Food symbolism plays an important role in the oldest and most important festival in China known to most people in the west as Lunar New Year or Chinese New Year (CNY). On the eve of CNY, families will gather together and eat many foods and on the surface of it, it may seem like a good excuse to stuff yourself with food, but many of the foods would have been specially picked for such an occasion as most of them will hold symbolic value. Chinese families see Chinese New Year as a year to start fresh, it's with this in mind that many of the foods will be picked to help bring in what they want for this new year such as fortune, prosperity, good health, etc.

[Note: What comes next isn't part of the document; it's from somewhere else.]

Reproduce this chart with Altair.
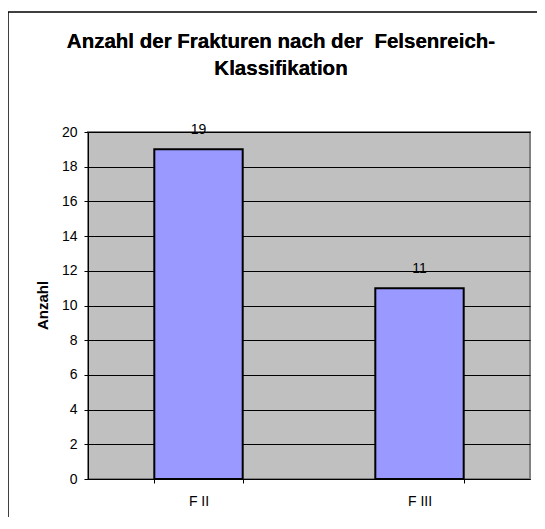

Below is a brief list of food and the symbolic meanings of foods eaten during Chinese New Year.

  • Fish (whole) - The word 魚 (yú), meaning "fish", has the same pronunciation as the word 餘, which is "remain or surplus", 'having leftovers of money', an increase in prosperity
  • Pork (猪肉; zhūròu) - strength, wealth, abundant blessing

  • Whole Chicken (鸡肉; jīròu) - prosperity, togetherness of the family, joy (note: chicken with its head, tail and feet symbolizes completeness)

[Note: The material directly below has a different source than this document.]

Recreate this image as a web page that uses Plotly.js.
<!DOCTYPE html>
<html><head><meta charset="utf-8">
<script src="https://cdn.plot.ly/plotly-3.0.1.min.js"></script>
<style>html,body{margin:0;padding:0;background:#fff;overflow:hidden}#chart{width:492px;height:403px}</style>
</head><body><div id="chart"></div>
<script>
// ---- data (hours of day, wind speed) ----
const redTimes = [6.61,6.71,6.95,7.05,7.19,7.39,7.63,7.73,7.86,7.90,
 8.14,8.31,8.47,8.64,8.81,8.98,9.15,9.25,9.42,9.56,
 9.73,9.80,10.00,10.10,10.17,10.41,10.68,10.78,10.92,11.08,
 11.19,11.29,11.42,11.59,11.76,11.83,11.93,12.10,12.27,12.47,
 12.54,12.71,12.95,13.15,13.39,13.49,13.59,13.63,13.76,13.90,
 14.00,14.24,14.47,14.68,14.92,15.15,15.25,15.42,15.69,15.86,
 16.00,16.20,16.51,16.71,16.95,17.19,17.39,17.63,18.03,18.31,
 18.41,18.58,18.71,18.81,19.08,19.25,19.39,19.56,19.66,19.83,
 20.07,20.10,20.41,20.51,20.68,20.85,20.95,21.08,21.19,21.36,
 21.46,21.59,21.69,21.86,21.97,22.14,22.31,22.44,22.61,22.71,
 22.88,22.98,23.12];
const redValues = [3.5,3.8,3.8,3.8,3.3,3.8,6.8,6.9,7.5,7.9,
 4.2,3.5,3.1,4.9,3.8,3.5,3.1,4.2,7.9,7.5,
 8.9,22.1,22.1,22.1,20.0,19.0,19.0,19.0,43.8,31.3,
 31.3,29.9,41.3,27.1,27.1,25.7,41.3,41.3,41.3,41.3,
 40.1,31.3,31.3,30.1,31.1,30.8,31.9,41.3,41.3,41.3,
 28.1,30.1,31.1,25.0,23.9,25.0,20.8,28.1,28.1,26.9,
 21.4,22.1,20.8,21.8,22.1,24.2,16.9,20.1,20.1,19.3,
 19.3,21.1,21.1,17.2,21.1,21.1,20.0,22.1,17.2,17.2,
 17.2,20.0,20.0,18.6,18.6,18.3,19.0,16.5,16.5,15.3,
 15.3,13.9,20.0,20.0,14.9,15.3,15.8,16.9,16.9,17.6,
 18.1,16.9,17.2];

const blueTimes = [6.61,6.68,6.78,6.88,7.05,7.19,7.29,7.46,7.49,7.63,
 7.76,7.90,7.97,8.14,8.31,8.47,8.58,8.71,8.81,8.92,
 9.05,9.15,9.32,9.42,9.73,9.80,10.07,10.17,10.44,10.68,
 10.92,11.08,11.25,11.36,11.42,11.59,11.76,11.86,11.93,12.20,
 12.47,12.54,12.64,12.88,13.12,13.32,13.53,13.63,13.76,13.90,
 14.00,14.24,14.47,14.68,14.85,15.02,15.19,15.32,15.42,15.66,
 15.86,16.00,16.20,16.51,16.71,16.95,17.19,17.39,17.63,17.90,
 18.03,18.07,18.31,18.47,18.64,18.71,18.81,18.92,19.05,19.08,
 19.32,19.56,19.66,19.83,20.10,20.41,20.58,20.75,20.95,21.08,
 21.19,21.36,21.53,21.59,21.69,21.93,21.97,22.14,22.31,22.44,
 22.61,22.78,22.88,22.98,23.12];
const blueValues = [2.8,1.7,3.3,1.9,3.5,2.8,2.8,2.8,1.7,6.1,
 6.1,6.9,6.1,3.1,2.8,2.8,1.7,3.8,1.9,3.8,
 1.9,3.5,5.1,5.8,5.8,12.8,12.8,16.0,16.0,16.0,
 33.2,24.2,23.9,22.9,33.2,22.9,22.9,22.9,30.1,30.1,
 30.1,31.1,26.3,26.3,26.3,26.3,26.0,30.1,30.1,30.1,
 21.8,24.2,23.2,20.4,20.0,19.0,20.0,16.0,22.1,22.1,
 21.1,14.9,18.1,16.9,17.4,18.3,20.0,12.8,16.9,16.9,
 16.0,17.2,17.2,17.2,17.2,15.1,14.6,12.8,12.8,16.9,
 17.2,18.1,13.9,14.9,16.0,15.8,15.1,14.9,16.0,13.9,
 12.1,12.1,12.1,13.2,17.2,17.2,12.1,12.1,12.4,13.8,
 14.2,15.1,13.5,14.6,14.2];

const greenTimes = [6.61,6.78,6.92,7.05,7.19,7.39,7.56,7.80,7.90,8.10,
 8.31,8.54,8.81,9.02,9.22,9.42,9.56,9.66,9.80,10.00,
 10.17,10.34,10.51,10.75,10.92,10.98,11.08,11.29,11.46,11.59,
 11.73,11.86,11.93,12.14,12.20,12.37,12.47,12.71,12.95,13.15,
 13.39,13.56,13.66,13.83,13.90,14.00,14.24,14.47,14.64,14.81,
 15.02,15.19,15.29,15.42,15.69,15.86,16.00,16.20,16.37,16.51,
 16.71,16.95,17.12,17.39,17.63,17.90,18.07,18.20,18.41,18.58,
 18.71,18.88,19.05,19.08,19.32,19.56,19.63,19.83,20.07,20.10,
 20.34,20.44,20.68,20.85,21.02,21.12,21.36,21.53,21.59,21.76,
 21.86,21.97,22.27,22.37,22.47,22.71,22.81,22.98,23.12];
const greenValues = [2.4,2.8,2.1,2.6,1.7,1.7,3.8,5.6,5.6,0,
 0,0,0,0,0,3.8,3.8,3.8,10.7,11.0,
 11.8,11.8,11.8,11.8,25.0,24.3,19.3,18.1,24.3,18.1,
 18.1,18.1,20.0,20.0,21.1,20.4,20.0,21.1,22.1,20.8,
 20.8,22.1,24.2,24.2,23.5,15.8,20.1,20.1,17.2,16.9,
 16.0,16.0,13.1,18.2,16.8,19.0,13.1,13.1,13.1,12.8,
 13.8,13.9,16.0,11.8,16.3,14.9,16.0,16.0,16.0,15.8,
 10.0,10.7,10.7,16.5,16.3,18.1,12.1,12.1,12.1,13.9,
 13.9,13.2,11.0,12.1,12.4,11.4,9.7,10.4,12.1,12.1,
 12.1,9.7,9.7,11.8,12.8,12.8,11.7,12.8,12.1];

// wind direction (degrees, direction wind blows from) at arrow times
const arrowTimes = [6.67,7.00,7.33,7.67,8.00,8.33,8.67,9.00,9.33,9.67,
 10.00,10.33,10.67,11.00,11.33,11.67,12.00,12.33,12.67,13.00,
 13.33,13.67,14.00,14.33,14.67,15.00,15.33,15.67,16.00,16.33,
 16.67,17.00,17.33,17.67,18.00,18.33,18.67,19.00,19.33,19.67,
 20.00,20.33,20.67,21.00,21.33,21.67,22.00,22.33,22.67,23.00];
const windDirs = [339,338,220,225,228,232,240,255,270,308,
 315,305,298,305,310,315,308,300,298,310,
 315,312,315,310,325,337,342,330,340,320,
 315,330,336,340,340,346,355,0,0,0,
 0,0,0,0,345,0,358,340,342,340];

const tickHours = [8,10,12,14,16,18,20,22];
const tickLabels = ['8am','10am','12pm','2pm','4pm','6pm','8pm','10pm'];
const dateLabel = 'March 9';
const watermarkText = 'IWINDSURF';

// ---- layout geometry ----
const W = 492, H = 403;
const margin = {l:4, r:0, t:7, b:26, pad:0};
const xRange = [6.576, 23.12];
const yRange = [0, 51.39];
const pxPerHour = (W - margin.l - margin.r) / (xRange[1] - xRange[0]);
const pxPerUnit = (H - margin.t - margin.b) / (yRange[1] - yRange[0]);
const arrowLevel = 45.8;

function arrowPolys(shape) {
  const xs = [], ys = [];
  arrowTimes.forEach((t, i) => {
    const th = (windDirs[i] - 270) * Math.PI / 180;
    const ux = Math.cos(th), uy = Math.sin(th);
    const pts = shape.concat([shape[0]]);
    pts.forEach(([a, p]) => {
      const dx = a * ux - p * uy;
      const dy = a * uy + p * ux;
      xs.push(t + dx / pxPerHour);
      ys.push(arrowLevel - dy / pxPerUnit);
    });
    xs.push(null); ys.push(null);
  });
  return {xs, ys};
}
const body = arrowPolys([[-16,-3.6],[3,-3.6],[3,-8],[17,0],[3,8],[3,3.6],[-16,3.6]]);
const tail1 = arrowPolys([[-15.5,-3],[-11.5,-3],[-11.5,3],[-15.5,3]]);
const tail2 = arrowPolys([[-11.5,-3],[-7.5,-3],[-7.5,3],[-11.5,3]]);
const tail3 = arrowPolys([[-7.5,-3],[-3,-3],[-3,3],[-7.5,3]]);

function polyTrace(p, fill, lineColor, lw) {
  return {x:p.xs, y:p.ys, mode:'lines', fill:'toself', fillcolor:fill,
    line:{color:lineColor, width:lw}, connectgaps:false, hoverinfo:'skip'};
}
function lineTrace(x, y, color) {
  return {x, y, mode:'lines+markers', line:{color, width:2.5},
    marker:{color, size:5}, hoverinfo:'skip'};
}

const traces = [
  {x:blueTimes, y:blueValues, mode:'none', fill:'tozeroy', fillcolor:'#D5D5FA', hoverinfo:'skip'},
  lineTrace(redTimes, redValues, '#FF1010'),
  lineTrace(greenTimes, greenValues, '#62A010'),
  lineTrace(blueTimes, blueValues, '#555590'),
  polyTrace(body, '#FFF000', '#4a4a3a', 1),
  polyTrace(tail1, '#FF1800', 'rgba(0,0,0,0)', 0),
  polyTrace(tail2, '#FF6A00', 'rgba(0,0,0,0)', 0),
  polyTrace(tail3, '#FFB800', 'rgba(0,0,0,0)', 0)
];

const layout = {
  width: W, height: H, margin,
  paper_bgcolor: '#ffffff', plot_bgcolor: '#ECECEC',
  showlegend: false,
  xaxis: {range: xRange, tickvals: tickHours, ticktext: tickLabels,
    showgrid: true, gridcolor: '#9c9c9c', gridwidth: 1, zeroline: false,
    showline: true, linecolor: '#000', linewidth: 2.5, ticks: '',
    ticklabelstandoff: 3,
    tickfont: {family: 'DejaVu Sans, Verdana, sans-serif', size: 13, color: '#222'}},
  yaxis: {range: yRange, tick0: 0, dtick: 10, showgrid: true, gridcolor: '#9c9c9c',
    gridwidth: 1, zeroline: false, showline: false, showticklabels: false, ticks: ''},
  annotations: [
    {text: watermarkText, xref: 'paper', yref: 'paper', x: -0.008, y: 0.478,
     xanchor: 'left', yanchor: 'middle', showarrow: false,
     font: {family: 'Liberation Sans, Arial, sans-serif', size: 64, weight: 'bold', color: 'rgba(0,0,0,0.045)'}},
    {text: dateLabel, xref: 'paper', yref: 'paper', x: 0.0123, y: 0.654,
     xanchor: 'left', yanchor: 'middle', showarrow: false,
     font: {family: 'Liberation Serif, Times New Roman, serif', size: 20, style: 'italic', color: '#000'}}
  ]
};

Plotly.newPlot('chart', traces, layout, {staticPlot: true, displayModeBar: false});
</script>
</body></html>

  • Jiaozi- Dumplings (jiǎozi, 饺子) - wealth (the shape of the jiaozi dumplings is that of a yuanbao ingot, also the word jiǎozi shares the same pronunciation with 角子 (jiǎozi) that is a small jiao coin used in old times. Other meanings: togetherness, heavenly blessing

  • Glutinous Rice Cake (年糕; nián'gāo) - safety, good fortune and 'sweeten' the new year

  • Fa Gao (发糕; fāgāo) the steamed "Prosperity Cake"; the sound "fa" means either "to raise/generate" or "be prosperous"

  • Turnip cake (萝卜糕; luóbo gāo) - good omen.

  • Mullet roe (烏魚子; wū yúzǐ) - Mullet roe symbolizes multiple children, multiple grandchildren, and more blessings.

  • Buddha Jumps Over the Wall, also known as Buddha's Temptation (Chinese: 佛跳牆; pinyin: fó tiào qiáng). A very lucky New Year dish.